**Items**
┄┄┄┄┄┄┄┄┄┄┄┄┄┄┄┄┄┄┄┄
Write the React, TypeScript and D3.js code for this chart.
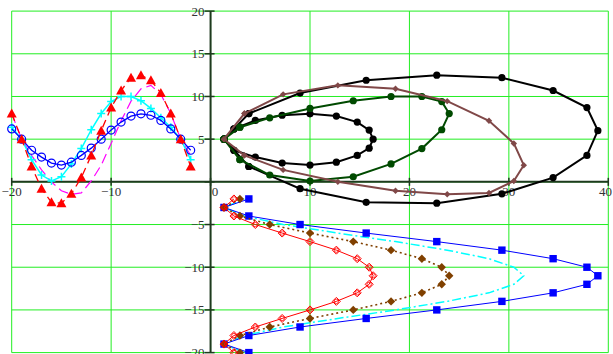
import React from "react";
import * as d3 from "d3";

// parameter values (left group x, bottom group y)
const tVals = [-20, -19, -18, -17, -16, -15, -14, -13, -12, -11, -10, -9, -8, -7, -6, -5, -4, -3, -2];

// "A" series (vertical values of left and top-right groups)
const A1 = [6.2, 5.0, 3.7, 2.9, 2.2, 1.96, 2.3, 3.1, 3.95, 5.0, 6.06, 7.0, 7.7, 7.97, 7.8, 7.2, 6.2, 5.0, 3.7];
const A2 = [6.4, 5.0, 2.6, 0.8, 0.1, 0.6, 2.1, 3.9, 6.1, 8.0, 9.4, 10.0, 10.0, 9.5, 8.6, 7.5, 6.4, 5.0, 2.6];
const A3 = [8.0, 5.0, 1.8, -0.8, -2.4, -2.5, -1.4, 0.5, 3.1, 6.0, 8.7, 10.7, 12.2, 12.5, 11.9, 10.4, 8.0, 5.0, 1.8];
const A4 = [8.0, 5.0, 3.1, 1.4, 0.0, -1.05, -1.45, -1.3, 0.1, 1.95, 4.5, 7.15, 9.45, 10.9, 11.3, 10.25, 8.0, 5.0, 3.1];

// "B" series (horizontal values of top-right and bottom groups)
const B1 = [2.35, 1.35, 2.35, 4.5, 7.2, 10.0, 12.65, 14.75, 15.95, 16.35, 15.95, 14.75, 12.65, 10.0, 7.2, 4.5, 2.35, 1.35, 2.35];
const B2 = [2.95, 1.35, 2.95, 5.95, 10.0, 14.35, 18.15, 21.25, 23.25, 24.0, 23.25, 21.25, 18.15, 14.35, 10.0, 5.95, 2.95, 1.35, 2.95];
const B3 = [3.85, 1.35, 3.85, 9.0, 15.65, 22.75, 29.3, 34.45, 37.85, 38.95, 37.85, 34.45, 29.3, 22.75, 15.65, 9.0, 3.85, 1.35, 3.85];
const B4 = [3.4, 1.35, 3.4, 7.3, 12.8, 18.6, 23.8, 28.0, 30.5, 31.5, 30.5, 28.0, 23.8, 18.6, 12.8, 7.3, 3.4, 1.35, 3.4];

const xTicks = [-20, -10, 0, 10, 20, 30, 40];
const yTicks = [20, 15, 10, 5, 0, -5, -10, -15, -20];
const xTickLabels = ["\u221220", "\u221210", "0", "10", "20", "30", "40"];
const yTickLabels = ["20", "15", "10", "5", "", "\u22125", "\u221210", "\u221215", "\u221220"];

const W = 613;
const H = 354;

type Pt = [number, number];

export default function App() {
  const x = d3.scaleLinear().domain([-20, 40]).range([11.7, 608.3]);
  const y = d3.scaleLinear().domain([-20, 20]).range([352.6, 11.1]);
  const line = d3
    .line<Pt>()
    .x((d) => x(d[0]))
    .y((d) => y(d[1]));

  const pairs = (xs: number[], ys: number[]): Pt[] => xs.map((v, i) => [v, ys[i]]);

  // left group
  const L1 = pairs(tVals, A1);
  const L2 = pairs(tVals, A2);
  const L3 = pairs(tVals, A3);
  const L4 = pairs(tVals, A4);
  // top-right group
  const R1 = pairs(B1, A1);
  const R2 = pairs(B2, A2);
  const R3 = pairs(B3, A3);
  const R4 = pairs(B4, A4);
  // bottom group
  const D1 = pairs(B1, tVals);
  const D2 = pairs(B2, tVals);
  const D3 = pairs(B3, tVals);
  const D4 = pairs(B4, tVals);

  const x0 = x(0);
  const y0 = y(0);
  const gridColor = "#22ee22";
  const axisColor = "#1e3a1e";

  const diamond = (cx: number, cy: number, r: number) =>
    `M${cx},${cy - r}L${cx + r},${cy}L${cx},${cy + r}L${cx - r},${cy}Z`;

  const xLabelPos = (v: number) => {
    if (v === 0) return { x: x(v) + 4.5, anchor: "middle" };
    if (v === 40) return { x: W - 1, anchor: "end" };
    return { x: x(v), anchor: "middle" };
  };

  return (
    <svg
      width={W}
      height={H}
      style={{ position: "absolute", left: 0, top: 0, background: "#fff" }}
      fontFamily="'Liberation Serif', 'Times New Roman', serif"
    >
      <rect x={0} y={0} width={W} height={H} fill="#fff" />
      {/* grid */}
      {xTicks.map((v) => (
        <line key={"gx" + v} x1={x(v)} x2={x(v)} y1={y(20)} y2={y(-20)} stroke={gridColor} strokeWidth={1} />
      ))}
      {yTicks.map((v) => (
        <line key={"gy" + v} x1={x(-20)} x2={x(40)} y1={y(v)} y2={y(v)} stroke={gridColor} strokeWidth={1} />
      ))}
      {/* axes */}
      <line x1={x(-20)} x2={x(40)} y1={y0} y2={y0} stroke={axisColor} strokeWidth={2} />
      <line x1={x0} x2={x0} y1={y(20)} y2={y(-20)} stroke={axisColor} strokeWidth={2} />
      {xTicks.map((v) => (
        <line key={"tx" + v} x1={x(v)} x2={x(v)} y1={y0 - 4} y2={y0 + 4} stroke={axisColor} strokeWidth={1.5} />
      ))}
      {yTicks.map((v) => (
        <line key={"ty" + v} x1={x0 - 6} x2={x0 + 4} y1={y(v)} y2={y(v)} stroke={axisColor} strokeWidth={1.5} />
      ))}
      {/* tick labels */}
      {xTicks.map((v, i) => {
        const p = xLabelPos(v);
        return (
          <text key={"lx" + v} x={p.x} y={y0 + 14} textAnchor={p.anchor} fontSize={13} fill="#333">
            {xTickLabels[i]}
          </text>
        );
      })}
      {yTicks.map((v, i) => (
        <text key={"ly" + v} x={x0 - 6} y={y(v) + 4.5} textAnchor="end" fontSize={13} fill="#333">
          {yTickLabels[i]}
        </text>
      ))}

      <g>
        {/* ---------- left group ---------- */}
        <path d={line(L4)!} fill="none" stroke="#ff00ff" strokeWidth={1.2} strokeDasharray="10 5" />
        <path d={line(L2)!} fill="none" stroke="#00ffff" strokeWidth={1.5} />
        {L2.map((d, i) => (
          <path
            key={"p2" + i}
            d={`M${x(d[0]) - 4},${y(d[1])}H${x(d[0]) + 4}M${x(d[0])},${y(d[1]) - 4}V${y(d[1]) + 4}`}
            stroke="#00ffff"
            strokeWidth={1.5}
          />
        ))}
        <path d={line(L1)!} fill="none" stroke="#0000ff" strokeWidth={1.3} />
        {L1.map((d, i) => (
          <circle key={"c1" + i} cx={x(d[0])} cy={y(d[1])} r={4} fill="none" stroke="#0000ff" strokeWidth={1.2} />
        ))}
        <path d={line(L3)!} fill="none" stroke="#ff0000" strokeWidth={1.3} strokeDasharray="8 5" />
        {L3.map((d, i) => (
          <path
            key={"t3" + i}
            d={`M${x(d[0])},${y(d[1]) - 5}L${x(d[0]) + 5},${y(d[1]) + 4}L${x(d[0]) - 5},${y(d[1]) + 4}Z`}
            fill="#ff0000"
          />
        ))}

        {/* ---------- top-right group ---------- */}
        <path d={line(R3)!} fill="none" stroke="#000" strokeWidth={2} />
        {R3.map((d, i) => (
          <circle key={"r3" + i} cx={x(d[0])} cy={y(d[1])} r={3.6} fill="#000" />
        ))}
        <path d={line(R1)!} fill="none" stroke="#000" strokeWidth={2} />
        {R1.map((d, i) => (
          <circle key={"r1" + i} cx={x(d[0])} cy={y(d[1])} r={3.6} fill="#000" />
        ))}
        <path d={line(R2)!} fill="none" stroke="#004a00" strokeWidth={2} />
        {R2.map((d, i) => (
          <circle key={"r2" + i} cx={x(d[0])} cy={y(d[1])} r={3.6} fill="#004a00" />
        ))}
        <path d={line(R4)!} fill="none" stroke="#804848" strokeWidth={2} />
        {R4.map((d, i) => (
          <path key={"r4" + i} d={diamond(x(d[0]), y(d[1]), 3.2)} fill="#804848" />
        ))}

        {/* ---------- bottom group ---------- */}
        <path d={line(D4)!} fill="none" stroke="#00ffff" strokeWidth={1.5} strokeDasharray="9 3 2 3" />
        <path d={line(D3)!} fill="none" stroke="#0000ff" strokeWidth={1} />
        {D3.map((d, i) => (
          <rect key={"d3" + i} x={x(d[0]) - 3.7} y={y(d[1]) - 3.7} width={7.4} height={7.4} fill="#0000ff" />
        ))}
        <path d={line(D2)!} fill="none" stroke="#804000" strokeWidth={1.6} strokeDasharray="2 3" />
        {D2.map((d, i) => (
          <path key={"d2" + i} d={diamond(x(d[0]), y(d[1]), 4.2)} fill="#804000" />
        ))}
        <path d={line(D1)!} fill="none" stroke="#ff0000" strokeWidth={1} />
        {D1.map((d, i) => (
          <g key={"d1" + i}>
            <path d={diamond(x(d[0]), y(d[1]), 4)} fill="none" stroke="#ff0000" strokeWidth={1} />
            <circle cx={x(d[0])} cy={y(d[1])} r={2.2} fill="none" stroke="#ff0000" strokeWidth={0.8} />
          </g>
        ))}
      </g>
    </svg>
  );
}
┄┄┄┄┄┄┄┄┄┄┄┄┄┄┄┄┄┄┄┄
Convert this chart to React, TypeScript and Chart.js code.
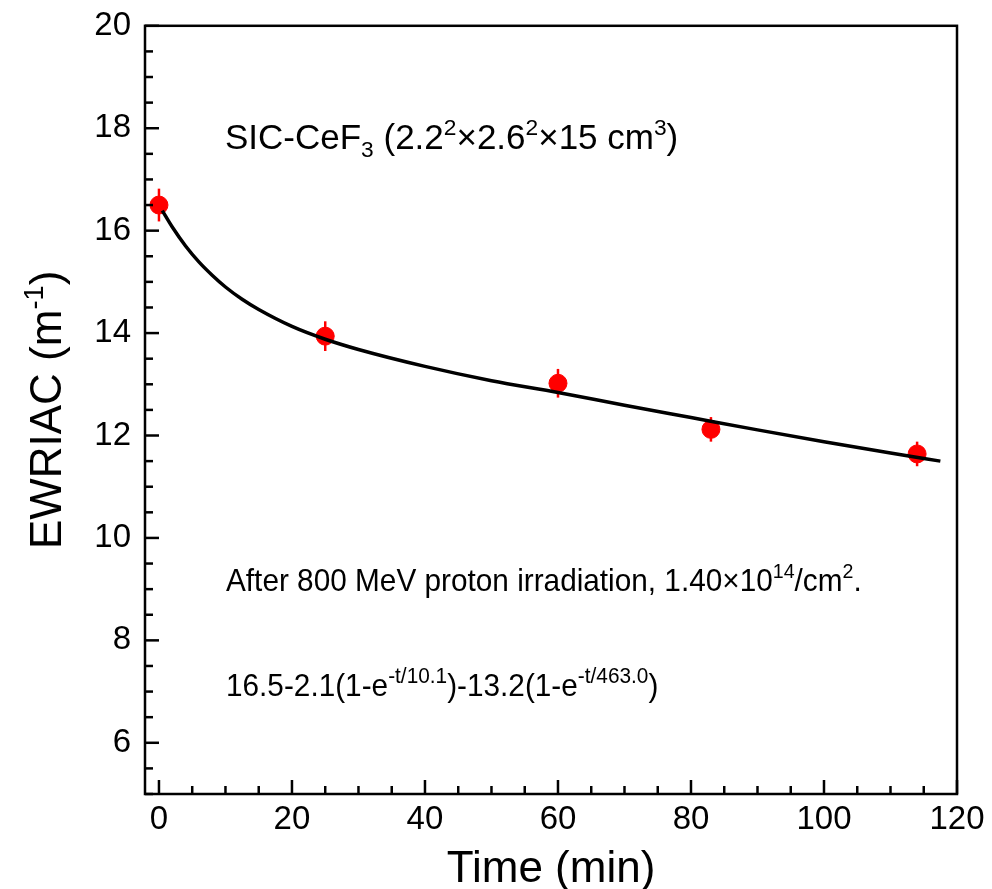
┄┄┄┄┄┄┄┄┄┄┄┄┄┄┄┄┄┄┄┄
Pictures excluded, give again exactly and only the lines of the material above from the line with "Write the React, TypeScript" through the line with "-6, -5, -4, -3, -2];".

Write the React, TypeScript and D3.js code for this chart.
import React from "react";
import * as d3 from "d3";

// parameter values (left group x, bottom group y)
const tVals = [-20, -19, -18, -17, -16, -15, -14, -13, -12, -11, -10, -9, -8, -7, -6, -5, -4, -3, -2];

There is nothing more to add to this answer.